Bedrock : Stable power supply has underpinned growth in recent years PIC: MBONGENI MGUNI
The International Monetary Fund (IMF) says government should push to balance the budget next year through expenditure and revenue measures “beyond those considered by the authorities”.

Balancing the budget would of necessity mean curtailing expenditure and raising revenues and in a year with declining diamond earnings, analysts believe the latter may point to higher taxes and tighter collections.
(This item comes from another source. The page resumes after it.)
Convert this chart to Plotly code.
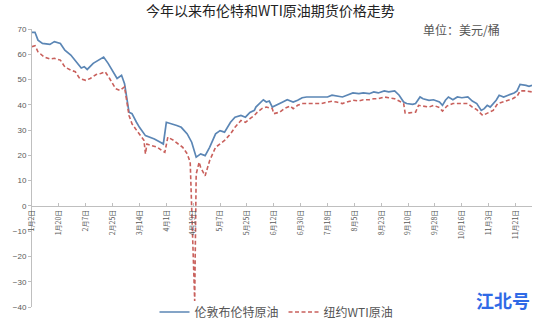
import plotly.graph_objects as go

# ---------------- data ----------------
brent_dates = ["2020-01-02","2020-01-04","2020-01-06","2020-01-09","2020-01-14","2020-01-17","2020-01-21","2020-01-24",
    "2020-01-28","2020-01-30","2020-02-02","2020-02-04","2020-02-06","2020-02-08","2020-02-12","2020-02-17","2020-02-19",
    "2020-02-22","2020-02-25","2020-02-28","2020-03-02","2020-03-04","2020-03-07","2020-03-09","2020-03-12","2020-03-14",
    "2020-03-18","2020-03-21","2020-03-24","2020-03-28","2020-03-30","2020-04-01","2020-04-05","2020-04-08","2020-04-11",
    "2020-04-15","2020-04-18","2020-04-21","2020-04-24","2020-04-27","2020-04-30","2020-05-04","2020-05-07","2020-05-10",
    "2020-05-14","2020-05-17","2020-05-21","2020-05-24","2020-05-27","2020-05-30","2020-05-31","2020-06-03","2020-06-05",
    "2020-06-07","2020-06-09","2020-06-11","2020-06-15","2020-06-18","2020-06-21","2020-06-25","2020-06-28","2020-07-01",
    "2020-07-04","2020-07-08","2020-07-11","2020-07-14","2020-07-18","2020-07-21","2020-07-24","2020-07-28","2020-07-31",
    "2020-08-04","2020-08-08","2020-08-11","2020-08-15","2020-08-18","2020-08-21","2020-08-25","2020-08-28","2020-09-01",
    "2020-09-04","2020-09-07","2020-09-09","2020-09-13","2020-09-15","2020-09-18","2020-09-20","2020-09-24","2020-09-27",
    "2020-10-01","2020-10-03","2020-10-05","2020-10-07","2020-10-10","2020-10-13","2020-10-16","2020-10-20","2020-10-23",
    "2020-10-26","2020-10-29","2020-10-31","2020-11-02","2020-11-04","2020-11-08","2020-11-10","2020-11-13","2020-11-16",
    "2020-11-20","2020-11-22","2020-11-24","2020-11-28","2020-11-30","2020-12-02"]
brent_values = [68.7,68.7,65.6,64.3,63.9,65.0,64.3,61.6,
    59.7,58.3,56.4,54.6,55.1,54.0,56.4,58.3,58.9,
    56.4,53.1,50.4,51.7,48.4,37.1,36.5,33.1,31.1,
    27.8,27.2,26.5,25.2,24.5,33.1,32.5,31.8,31.1,
    28.5,25.2,19.3,20.6,19.9,23.2,28.5,29.8,29.2,
    33.1,35.1,35.8,35.1,37.0,37.8,39.1,41.1,42.0,
    41.1,41.5,39.1,40.4,41.1,42.0,41.1,41.8,42.8,
    43.1,43.1,43.4,43.4,43.1,43.8,43.4,43.1,43.8,
    44.7,44.4,44.7,44.4,45.1,44.7,45.5,45.1,45.5,
    43.8,41.1,40.5,40.2,40.5,43.1,42.4,41.8,42.0,
    41.1,39.8,41.8,43.1,42.0,43.1,42.8,43.1,41.5,
    40.5,37.8,38.5,39.8,39.1,41.8,43.8,43.1,43.8,
    44.7,45.5,48.1,47.7,47.3,47.7]

wti_dates = ["2020-01-02","2020-01-04","2020-01-06","2020-01-10","2020-01-14","2020-01-17","2020-01-21","2020-01-24",
    "2020-01-28","2020-01-31","2020-02-03","2020-02-07","2020-02-10","2020-02-14","2020-02-17","2020-02-20","2020-02-23",
    "2020-02-27","2020-03-01","2020-03-04","2020-03-07","2020-03-09","2020-03-12","2020-03-16","2020-03-17","2020-03-18",
    "2020-03-19","2020-03-22","2020-03-26","2020-03-29","2020-03-31","2020-04-02","2020-04-06","2020-04-09","2020-04-12",
    "2020-04-15","2020-04-17","2020-04-20","2020-04-21","2020-04-23","2020-04-24","2020-04-27","2020-04-30","2020-05-04",
    "2020-05-07","2020-05-10","2020-05-14","2020-05-17","2020-05-21","2020-05-24","2020-05-27","2020-05-30","2020-06-01",
    "2020-06-04","2020-06-07","2020-06-11","2020-06-12","2020-06-16","2020-06-19","2020-06-23","2020-06-25","2020-06-28",
    "2020-07-01","2020-07-04","2020-07-08","2020-07-11","2020-07-14","2020-07-18","2020-07-21","2020-07-24","2020-07-28",
    "2020-07-31","2020-08-04","2020-08-08","2020-08-11","2020-08-15","2020-08-18","2020-08-21","2020-08-25","2020-08-28",
    "2020-09-01","2020-09-04","2020-09-07","2020-09-08","2020-09-11","2020-09-15","2020-09-17","2020-09-20","2020-09-24",
    "2020-09-27","2020-10-01","2020-10-03","2020-10-06","2020-10-10","2020-10-13","2020-10-16","2020-10-20","2020-10-23",
    "2020-10-26","2020-10-30","2020-11-02","2020-11-06","2020-11-09","2020-11-12","2020-11-16","2020-11-19","2020-11-22",
    "2020-11-24","2020-11-28","2020-12-02"]
wti_values = [63.0,63.4,61.0,59.0,58.1,58.4,57.7,55.0,
    53.7,53.1,50.4,49.7,50.4,52.0,52.4,53.1,50.4,
    46.4,45.7,47.1,35.8,32.5,30.0,26.5,26.0,20.6,
    24.5,23.9,23.2,21.9,21.2,27.2,25.9,24.5,23.2,
    20.6,17.3,-37.6,12.6,17.3,15.2,11.9,17.9,23.2,
    24.5,25.9,28.5,31.1,33.8,33.1,34.5,35.8,37.1,
    38.5,39.1,38.5,36.5,37.1,38.5,39.5,38.5,39.8,
    40.5,40.5,40.7,40.7,40.5,41.1,41.4,41.1,40.5,
    41.1,41.8,41.5,42.0,42.0,42.4,42.4,43.1,42.8,
    42.4,41.5,40.5,36.8,36.8,37.1,39.8,39.5,39.1,
    39.8,38.9,37.5,39.5,40.5,40.5,40.7,40.5,39.1,
    38.1,35.8,36.8,37.8,40.5,41.1,42.0,42.4,43.4,
    45.5,45.5,45.1]

tick_dates = ["2020-01-02","2020-01-20","2020-02-07","2020-02-25","2020-03-14","2020-04-01","2020-04-19",
    "2020-05-07","2020-05-25","2020-06-12","2020-06-30","2020-07-18","2020-08-05","2020-08-23","2020-09-10",
    "2020-09-28","2020-10-16","2020-11-03","2020-11-21"]
tick_labels = ["1月2日","1月20日","2月7日","2月25日","3月14日","4月1日","4月19日","5月7日","5月25日","6月12日",
    "6月30日","7月18日","8月5日","8月23日","9月10日","9月28日","10月16日","11月3日","11月21日"]

series_names = ["伦敦布伦特原油", "纽约WTI原油"]
title_text = "今年以来布伦特和WTI原油期货价格走势"
unit_text = "单位：美元/桶"
watermark = "江北号"

y_min, y_max = -40, 70

# ---------------- figure ----------------
CJK = "Noto Sans CJK SC"
fig = go.Figure()
fig.add_trace(go.Scatter(x=brent_dates, y=brent_values, mode="lines", name=series_names[0],
                         line=dict(color="#5b86b5", width=1.7)))
fig.add_trace(go.Scatter(x=wti_dates, y=wti_values, mode="lines", name=series_names[1],
                         line=dict(color="#c9605c", width=1.6, dash="4px,2.5px")))

zero_pos = (0 - y_min) / (y_max - y_min)

fig.update_layout(
    width=540, height=320,
    margin=dict(l=32, r=8, t=29, b=13, autoexpand=False),
    paper_bgcolor="white", plot_bgcolor="white",
    font=dict(family=CJK, color="#595959"),
    showlegend=True,
    legend=dict(orientation="h", x=0.245, xanchor="left", y=-0.018, yanchor="middle",
                font=dict(size=12, color="#555555", family=CJK), bgcolor="rgba(0,0,0,0)",
                itemwidth=30, tracegroupgap=0),
    xaxis=dict(type="date", range=["2020-01-02", "2020-12-02"],
               tickvals=tick_dates, ticktext=tick_labels, tickangle=-90,
               tickfont=dict(size=7, color="#595959", family=CJK),
               showgrid=False, zeroline=False, showline=True, linecolor="#bfbfbf", linewidth=1,
               ticks="inside", ticklen=3, tickcolor="#bfbfbf",
               anchor="free", position=zero_pos),
    yaxis=dict(range=[y_min, y_max], dtick=10, showgrid=False, zeroline=False,
               showline=True, linecolor="#bfbfbf", linewidth=1,
               ticks="outside", ticklen=3, tickcolor="#bfbfbf",
               tickfont=dict(size=8, color="#595959", family="Liberation Sans")),
    annotations=[
        dict(text=title_text, xref="paper", yref="paper", x=0.476, y=1.07, xanchor="center", yanchor="middle",
             showarrow=False, font=dict(size=14, color="#222222", family=CJK)),
        dict(text=unit_text, xref="paper", yref="paper", x=0.94, y=1.0, xanchor="right", yanchor="middle",
             showarrow=False, font=dict(size=12, color="#555555", family=CJK)),
        dict(text="<b>" + watermark + "</b>", xref="paper", yref="paper", x=1.0, y=0.025, xanchor="right", yanchor="middle",
             showarrow=False, font=dict(size=18, color="#2f6ae6", family=CJK)),
    ],
)

fig.write_html("out.html")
The advice comes as government faces a P7.8 billion deficit in the current fiscal year, with another budget shortfall of P6.9 billion forecast for the coming year, 2020-2021.
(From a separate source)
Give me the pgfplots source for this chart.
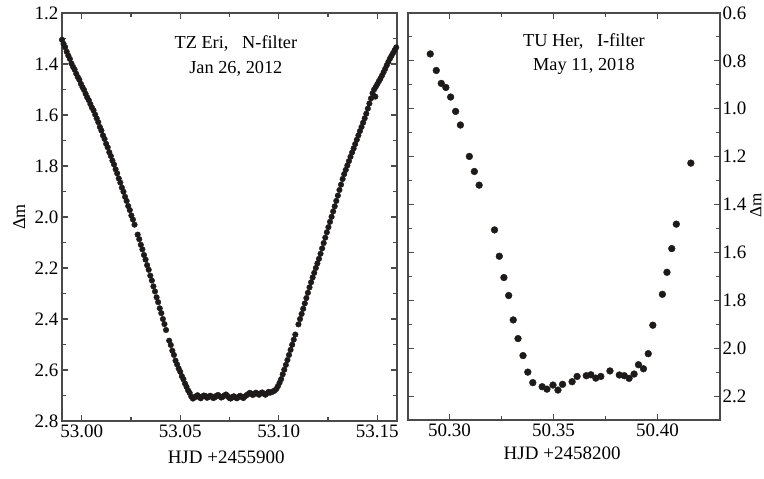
\documentclass[border=0pt]{standalone}
\usepackage{fontspec}
\setmainfont{Liberation Serif}
\newfontfamily\tnr{Liberation Serif}
\usepackage{pgfplots}
\pgfplotsset{compat=1.18}

\definecolor{dotc}{HTML}{1E1A1A}
\definecolor{axc}{HTML}{4A4A4A}

\pgfplotsset{
  lc/.style={
    scale only axis,
    y dir=reverse,
    axis line style={axc, line width=1.3pt},
    every tick/.style={axc, line width=1.1pt},
    major tick length=6pt, minor tick length=4pt,
    tick align=inside, tick pos=both,
    minor tick num=1,
    /pgf/number format/assume math mode=true,
    ticklabel style={font=\tnr\fontsize{19}{22}\selectfont},
    xticklabel style={/pgf/number format/.cd, fixed, fixed zerofill, precision=2},
    yticklabel style={/pgf/number format/.cd, fixed, fixed zerofill, precision=1},
    ylabel style={rotate=0, anchor=center, inner sep=0pt, font=\tnr\fontsize{18}{20}\selectfont},
    xlabel style={anchor=center},
  }
}

\begin{document}
\begin{tikzpicture}[font=\tnr\fontsize{19}{22}\selectfont]
\useasboundingbox (0,0) rectangle (764pt,479pt);

% left panel: TZ Eri
\begin{axis}[lc,
  at={(62pt,58pt)}, anchor=south west,
  width=335pt, height=408pt,
  xmin=52.99, xmax=53.16, ymin=1.2, ymax=2.8,
  xtick={53.00,53.05,53.10,53.15},
  ytick={1.2,1.4,1.6,1.8,2.0,2.2,2.4,2.6,2.8},
  xticklabel pos=lower, yticklabel pos=left,
  xlabel={HJD +2455900}, ylabel={Δm},
  xlabel style={at={(axis description cs:0.49,-0.088)}},
  ylabel style={at={(axis description cs:-0.128,0.5)}},
]
\addplot[only marks, mark=*, mark size=2.8pt, color=dotc] coordinates {
(52.9900,1.305) (52.9908,1.321) (52.9916,1.334) (52.9924,1.352) (52.9932,1.367)
(52.9940,1.380) (52.9948,1.398) (52.9956,1.411) (52.9964,1.422) (52.9972,1.438)
(52.9980,1.451) (52.9988,1.462) (52.9996,1.478) (53.0004,1.491) (53.0012,1.502)
(53.0020,1.517) (53.0028,1.531) (53.0036,1.542) (53.0044,1.557) (53.0052,1.571)
(53.0060,1.582) (53.0068,1.598) (53.0076,1.613) (53.0084,1.628) (53.0092,1.647)
(53.0100,1.661) (53.0108,1.680) (53.0116,1.694) (53.0124,1.713) (53.0132,1.727)
(53.0140,1.746) (53.0148,1.761) (53.0156,1.779) (53.0164,1.794) (53.0172,1.813)
(53.0180,1.829) (53.0188,1.849) (53.0196,1.865) (53.0204,1.885) (53.0212,1.901)
(53.0220,1.921) (53.0228,1.937) (53.0236,1.957) (53.0244,1.973) (53.0252,1.994)
(53.0260,2.010) (53.0268,2.030) (53.0284,2.069) (53.0292,2.087)
(53.0300,2.109) (53.0308,2.127) (53.0316,2.149) (53.0324,2.167) (53.0332,2.189)
(53.0340,2.207) (53.0348,2.230) (53.0356,2.249) (53.0364,2.272) (53.0372,2.292)
(53.0380,2.315) (53.0388,2.334) (53.0396,2.358) (53.0404,2.377) (53.0412,2.400)
(53.0420,2.420) (53.0428,2.443) (53.0444,2.485) (53.0452,2.502)
(53.0460,2.524) (53.0468,2.541) (53.0476,2.563) (53.0484,2.578) (53.0492,2.594)
(53.0500,2.607) (53.0508,2.624) (53.0516,2.636) (53.0524,2.653) (53.0532,2.666)
(53.0540,2.680) (53.0548,2.690) (53.0556,2.704)
(53.0564,2.712) (53.0572,2.708) (53.0580,2.703) (53.0588,2.699) (53.0596,2.706)
(53.0604,2.711) (53.0612,2.704) (53.0620,2.700) (53.0628,2.702) (53.0636,2.709)
(53.0644,2.706) (53.0652,2.701) (53.0660,2.704) (53.0668,2.710) (53.0676,2.707)
(53.0684,2.701) (53.0692,2.698) (53.0700,2.703) (53.0708,2.708) (53.0716,2.705)
(53.0724,2.700) (53.0732,2.696) (53.0740,2.702) (53.0748,2.709) (53.0756,2.712)
(53.0764,2.706) (53.0772,2.703) (53.0780,2.708) (53.0788,2.711) (53.0796,2.705)
(53.0804,2.701) (53.0812,2.706) (53.0820,2.710) (53.0828,2.704) (53.0836,2.699)
(53.0844,2.695) (53.0852,2.690) (53.0860,2.692) (53.0868,2.698) (53.0876,2.694)
(53.0884,2.689) (53.0892,2.693) (53.0900,2.697) (53.0908,2.691) (53.0916,2.688)
(53.0924,2.693) (53.0932,2.697) (53.0940,2.692) (53.0948,2.686) (53.0956,2.689)
(53.0964,2.686) (53.0972,2.684) (53.0980,2.680) (53.0988,2.674) (53.0996,2.663)
(53.1004,2.650) (53.1012,2.636) (53.1020,2.617) (53.1028,2.599) (53.1036,2.580)
(53.1044,2.561) (53.1052,2.541) (53.1060,2.521) (53.1068,2.501) (53.1076,2.481)
(53.1084,2.461) (53.1100,2.421) (53.1108,2.400)
(53.1116,2.380) (53.1124,2.360) (53.1132,2.339) (53.1140,2.318) (53.1148,2.297)
(53.1156,2.276) (53.1164,2.256) (53.1172,2.237) (53.1180,2.219) (53.1188,2.200)
(53.1196,2.182) (53.1204,2.164) (53.1212,2.144) (53.1220,2.123) (53.1228,2.102)
(53.1236,2.081) (53.1244,2.060) (53.1252,2.040) (53.1260,2.019) (53.1268,1.999)
(53.1276,1.978) (53.1284,1.958) (53.1292,1.937) (53.1300,1.916) (53.1308,1.894)
(53.1316,1.873) (53.1324,1.851) (53.1332,1.832) (53.1340,1.815) (53.1348,1.798)
(53.1356,1.781) (53.1364,1.764) (53.1372,1.747) (53.1380,1.731) (53.1388,1.714)
(53.1396,1.697) (53.1404,1.680) (53.1412,1.663) (53.1420,1.647) (53.1428,1.630)
(53.1436,1.613) (53.1444,1.595) (53.1452,1.575) (53.1460,1.555) (53.1468,1.535)
(53.1476,1.515) (53.1484,1.500) (53.1490,1.528) (53.1492,1.490) (53.1500,1.479)
(53.1508,1.468) (53.1516,1.457) (53.1524,1.445) (53.1532,1.432) (53.1540,1.419)
(53.1548,1.405) (53.1556,1.392) (53.1564,1.379) (53.1572,1.368) (53.1580,1.357)
(53.1588,1.346) (53.1596,1.335)
};
\node[align=center, font=\tnr\fontsize{18.3}{25}\selectfont] at (rel axis cs:0.519,0.895)
  {TZ Eri,\ \ \ N-filter\\Jan 26, 2012};
\end{axis}

% right panel: TU Her
\begin{axis}[lc,
  at={(408pt,59pt)}, anchor=south west,
  width=312pt, height=407pt,
  xmin=50.28, xmax=50.43, ymin=0.6, ymax=2.3,
  xtick={50.30,50.35,50.40},
  ytick={0.6,0.8,1.0,1.2,1.4,1.6,1.8,2.0,2.2},
  minor ytick={0.7,0.9,1.1,1.3,1.5,1.7,1.9,2.1,2.3},
  xticklabel pos=lower, yticklabel pos=right,
  yticklabel style={/tikz/xshift=-1pt},
  xlabel={HJD +2458200}, ylabel={Δm},
  xlabel style={at={(axis description cs:0.494,-0.081)}},
  ylabel style={at={(axis description cs:1.115,0.528)}, font=\tnr\fontsize{17}{19}\selectfont},
]
\addplot[only marks, mark=*, mark size=3.4pt, color=dotc] coordinates {
(50.2907,0.771) (50.2936,0.840) (50.2960,0.894) (50.2982,0.911) (50.3005,0.951)
(50.3029,1.011) (50.3052,1.068) (50.3095,1.199) (50.3119,1.262) (50.3142,1.319)
(50.3216,1.506) (50.3239,1.616) (50.3261,1.705) (50.3284,1.780) (50.3306,1.882)
(50.3329,1.960) (50.3353,2.031) (50.3376,2.100) (50.3400,2.144) (50.3445,2.161)
(50.3468,2.171) (50.3497,2.154) (50.3521,2.175) (50.3543,2.151) (50.3589,2.140)
(50.3613,2.118) (50.3657,2.115) (50.3679,2.111) (50.3703,2.125) (50.3727,2.118)
(50.3771,2.095) (50.3816,2.112) (50.3840,2.115) (50.3863,2.126) (50.3887,2.108)
(50.3908,2.069) (50.3932,2.086) (50.3955,2.023) (50.3977,1.904) (50.4023,1.775)
(50.4045,1.683) (50.4068,1.584) (50.4090,1.482) (50.4160,1.227)
};
\node[align=center, font=\tnr\fontsize{18.3}{24}\selectfont] at (rel axis cs:0.564,0.90)
  {TU Her,\ \ \ I-filter\\May 11, 2018};
\end{axis}
\end{tikzpicture}
\end{document}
The country has incurred running fiscal deficits since the start of NDP 11 in 2017-2018, which have cumulatively totalled P16.1 billion, excluding the shortfall forecast for the current fiscal year.

The deficits have been funded through drawdowns on reserves and domestic debt, under government’s P15 billion note issuance programme. In a brief release issued on Wednesday at the conclusion of a two-week review headed by IMF Botswana mission chief, Papa N’Diaye, the international funding group said while consolidation was important, Botswana should also take care of how it is achieved.
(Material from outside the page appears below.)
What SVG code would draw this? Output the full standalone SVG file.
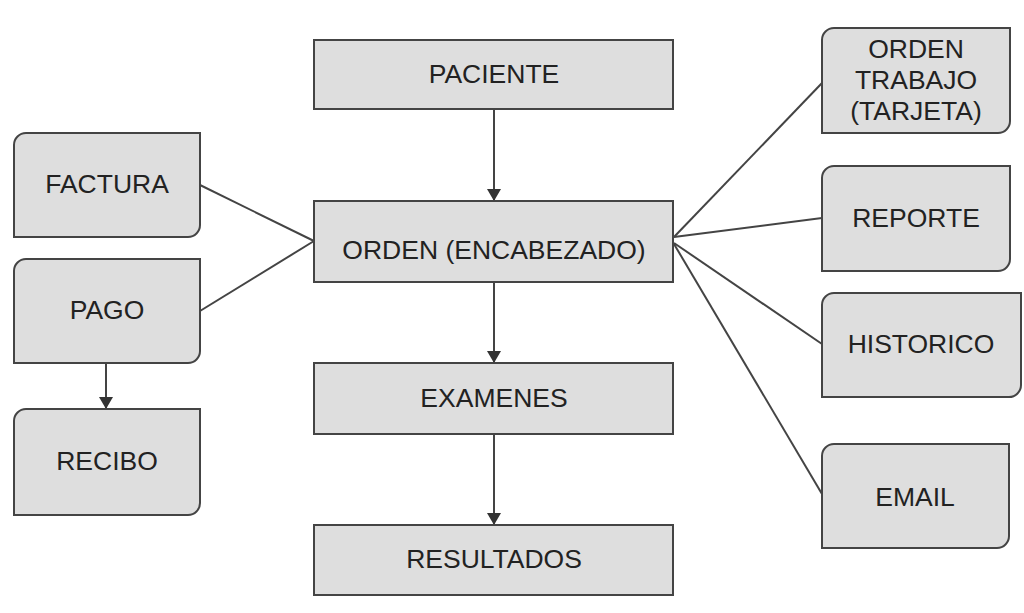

“The consolidation needs to be carefully calibrated to minimise the impact on growth, competitiveness, and the most vulnerable,” the IMF stated. According to government’s own forecasts, as published in last month’s Budget Strategy Paper, fiscal consolidation is expected in 2022-2023 via a P489.4 million surplus. Fiscal year 2021-2022 should incur another P4.4 billion deficit, bringing total deficits under NDP 11 to P27 billion. The IMF’s advice that fiscal authorities implement “expenditure and revenue measures beyond those currently being considered” will sound ominous in the wake of finance ministry hints that a period of belt-tightening is looming. The ministry has said the development budget would remain depressed for the rest of NDP 11 being capped at P12 billion and below as part of correcting the “unsustainable fiscal trajectory”. Government has also committed to a moratorium on new parastatals, refraining from building new offices, privatising parastatals, rationalising the civil service and freezing recruitment from 2020-2021. Recently, the ministry’s deputy

secretary for macroeconomic policy, Kelapile Ndobano said going forward, there would be no choice but to take more unpopular steps, in order to restore fiscal stability.

“We need to see more efficient government spending focusing on urgent needs, as well as higher revenue collection,” he told last month’s budget pitso.

“We also need to see other options of raising revenues including raising taxes, which are the lowest in the region.

“We are not saying we are looking at raising them now, but it’s an option that we may look at when it comes to that.

“Also the fees and levies for public services will have to be looked at, especially for greater cost recovery in services such as health and education.

“We need to be discussing these things to see how far we can go in terms of cost recovery.”

While the IMF did not state what ‘measures’ were required for fiscal consolidation, the team urged government to consider broadening the tax base, enhancing public finance management, reforming parastatals and revamping the debt management framework.

Running deficits are associated with weaker reserves, rising public debt and adverse macro-economic events and trends. In fact, the IMF team recommended that Botswana adjust its fiscal rules to prevent “further erosions in buffers and achieve Botswana’s intergenerational equity objectives”. The recommendation speaks directly to government drawing down on reserves, particularly the Pula Fund, to finance deficits.

Noting that low mineral revenues and “higher-than-expected public service wage increase” had contributed to the wider deficit expected this fiscal year, the IMF said the focus should still be on fiscal consolidation.

“Fiscal consolidation will gradually reduce the deficit and would contribute to a gradual rebuilding of buffers over the medium term,” the IMF stated.

“In advancing consolidation, the composition of the adjustment needs to be carefully calibrated to minimise the impact on competitiveness, growth, and the most vulnerable.”